Example on how to use the Google Sheets API to write a Scrapy Item Pipeline

Primary LanguagePython

scrapy-google-sheets-example

Example on how to use the Google Sheets API to write a Scrapy Item Pipeline

Google API setup

Configure the API

Firstly you will need to enable the API. You can do this here: Step 1: Turn on the Google Sheets API. After setting your project name, configure your OAuth client to Desktop APP. Then save the client configuration file (credentials.json) to this folder.

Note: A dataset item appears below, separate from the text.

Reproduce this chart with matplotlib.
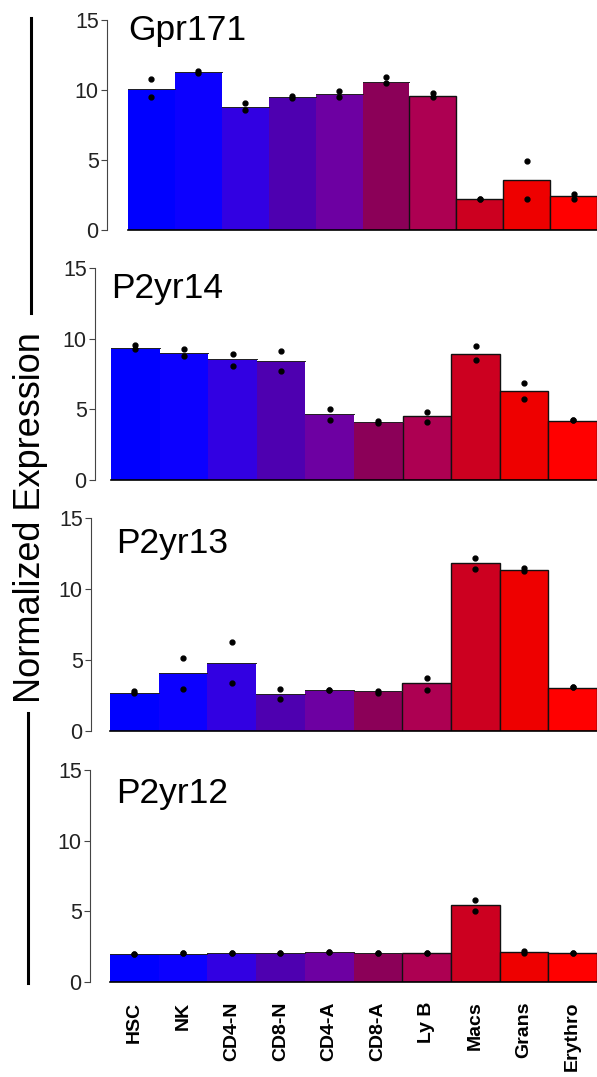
import matplotlib
matplotlib.use("Agg")
import numpy as np
import matplotlib.pyplot as plt
from matplotlib.lines import Line2D

plt.rcParams['font.family'] = ['Liberation Sans', 'DejaVu Sans']

W, H = 597, 1077

cells = ["HSC", "NK", "CD4-N", "CD8-N", "CD4-A", "CD8-A", "Ly B", "Macs", "Grans", "Erythro"]
colors = ["#0000FF", "#0C00FF", "#3200E2", "#4E00B0", "#6D00A2", "#8B0058",
          "#AD0052", "#CC0020", "#EE0000", "#FF0000"]

genes = ["Gpr171", "P2yr14", "P2yr13", "P2yr12"]

# bar means
gpr171 = [10.1, 11.3, 8.8, 9.5, 9.7, 10.6, 9.6, 2.2, 3.6, 2.4]
p2yr14 = [9.35, 9.0, 8.55, 8.4, 4.65, 4.1, 4.5, 8.9, 6.3, 4.2]
p2yr13 = [2.7, 4.05, 4.8, 2.6, 2.9, 2.8, 3.35, 11.8, 11.35, 3.05]
p2yr12 = [2.0, 2.0, 2.05, 2.05, 2.12, 2.05, 2.05, 5.42, 2.12, 2.05]

# replicate points (two per cell type)
gpr171_a = [10.8, 11.2, 9.1, 9.6, 9.9, 10.9, 9.8, 2.2, 4.9, 2.6]
gpr171_b = [9.5, 11.35, 8.6, 9.4, 9.5, 10.5, 9.5, 2.2, 2.2, 2.25]
p2yr14_a = [9.55, 9.3, 8.95, 9.1, 5.0, 4.15, 4.8, 9.45, 6.85, 4.25]
p2yr14_b = [9.3, 8.75, 8.1, 7.7, 4.25, 4.05, 4.1, 8.5, 5.75, 4.22]
p2yr13_a = [2.85, 5.15, 6.3, 2.95, 2.9, 2.85, 3.7, 12.15, 11.5, 3.1]
p2yr13_b = [2.7, 2.95, 3.4, 2.25, 2.88, 2.7, 2.9, 11.4, 11.3, 3.08]
p2yr12_a = [2.0, 2.02, 2.05, 2.05, 2.14, 2.05, 2.05, 5.8, 2.2, 2.07]
p2yr12_b = [2.0, 2.02, 2.05, 2.05, 2.12, 2.05, 2.05, 5.02, 2.05, 2.07]

means = [gpr171, p2yr14, p2yr13, p2yr12]
reps = [(gpr171_a, gpr171_b), (p2yr14_a, p2yr14_b), (p2yr13_a, p2yr13_b), (p2yr12_a, p2yr12_b)]

# panel boxes in pixels: left, zero line y, 15 line y, spine offset, title x, title baseline
panels = [
    (128, 230, 20, 21, 0.0, 13.6),
    (111, 480, 268, 16, 0.0, 12.9),
    (110, 731, 518, 19, 0.12, 12.5),
    (110, 982, 770, 20, 0.12, 12.66),
]

fig = plt.figure(figsize=(W / 100, H / 100), dpi=100)

x = np.arange(len(cells)) + 0.5
for i, (left, y0, y15, off, tx, ty) in enumerate(panels):
    ax = fig.add_axes([left / W, (H - y0) / H, (W - left) / W, (y0 - y15) / H])
    ec = ["none"] * 6 + ["#111111"] * 4
    ax.bar(x, means[i], width=1.0, color=colors, edgecolor=ec, linewidth=1.0)
    # thin tops on the edgeless bars
    for j in range(6):
        ax.plot([j, j + 1], [means[i][j], means[i][j]], color="#222222", lw=0.7)
    a, b = reps[i]
    ax.plot(x, a, "o", color="black", ms=3.5, clip_on=False)
    ax.plot(x, b, "o", color="black", ms=3.5, clip_on=False)
    ax.set_xlim(0, 10)
    ax.set_ylim(0, 15)
    ax.spines["top"].set_visible(False)
    ax.spines["right"].set_visible(False)
    ax.spines["bottom"].set_linewidth(1.2)
    ax.spines["left"].set_position(("outward", off * 0.72))
    ax.spines["left"].set_bounds(0, 15)
    ax.spines["left"].set_color("#444444")
    ax.spines["left"].set_linewidth(0.8)
    ax.set_yticks([0, 5, 10, 15])
    ax.tick_params(axis="y", length=4, width=0.8, color="#444444", labelsize=15.5,
                   labelcolor="#222222", pad=2)
    ax.set_xticks(x)
    if i == 3:
        ax.set_xticklabels(cells, rotation=90, fontsize=14, fontweight="bold", va="top")
        ax.tick_params(axis="x", length=0, pad=14)
    else:
        ax.set_xticklabels([])
        ax.tick_params(axis="x", length=0)
    ax.set_facecolor("none")
    ax.text(tx, ty, genes[i], fontsize=25.5, ha="left", va="baseline", color="black")

fig.text(31 / W, 1 - 518 / H, "Normalized Expression", rotation=90, fontsize=26,
         ha="center", va="center")
fig.add_artist(Line2D([31 / W, 31 / W], [1 - 18 / H, 1 - 313 / H], color="black", lw=2.2))
fig.add_artist(Line2D([28 / W, 28 / W], [1 - 713 / H, 1 - 983 / H], color="black", lw=2.2))

fig.savefig("out.png", dpi=100)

Install the Client Library

Afterwards you will probably need to install some libraries as mentioned in Step 2: Install the Google Client Library. The following command should do it in most cases: pip install --upgrade google-api-python-client google-auth-httplib2 google-auth-oauthlib

Get your token

Now you can retrieve your token with the included file get_token.py. You should be able to start it with python get_token.py. After granting permissions, you should end up with a file named token.pickle. Move this file to the scrapy_google_sheets_example/resources folder.

Settings

In scrapy_google_sheets_example/settings.py you will have to set the ID of the Spreadsheet you want to save your data to. You can get the ID from the url. For example, for this url https://docs.google.com/spreadsheets/d/1eX8ftT1jKY2MyUcaHFV-Oo93qGP1NgHdcC-4MFm6UUc/edit#gid=0 the ID is 1eX8ftT1jKY2MyUcaHFV-Oo93qGP1NgHdcC-4MFm6UUc. So the code would look like this: GOOGLE_SHEET_ID = '1eX8ftT1jKY2MyUcaHFV-Oo93qGP1NgHdcC-4MFm6UUc'

You also need to set a range of cells for the Pipeline as GOOGLE_SHEETS_RANGE. In this example I used the range A:B, which means that the results will be written in the cells A and B.

Starting the spider

The included spider is an example that gets quotes and their authors from quotes.toscrape.com. You can use the command scrapy crawl quotes to start the process.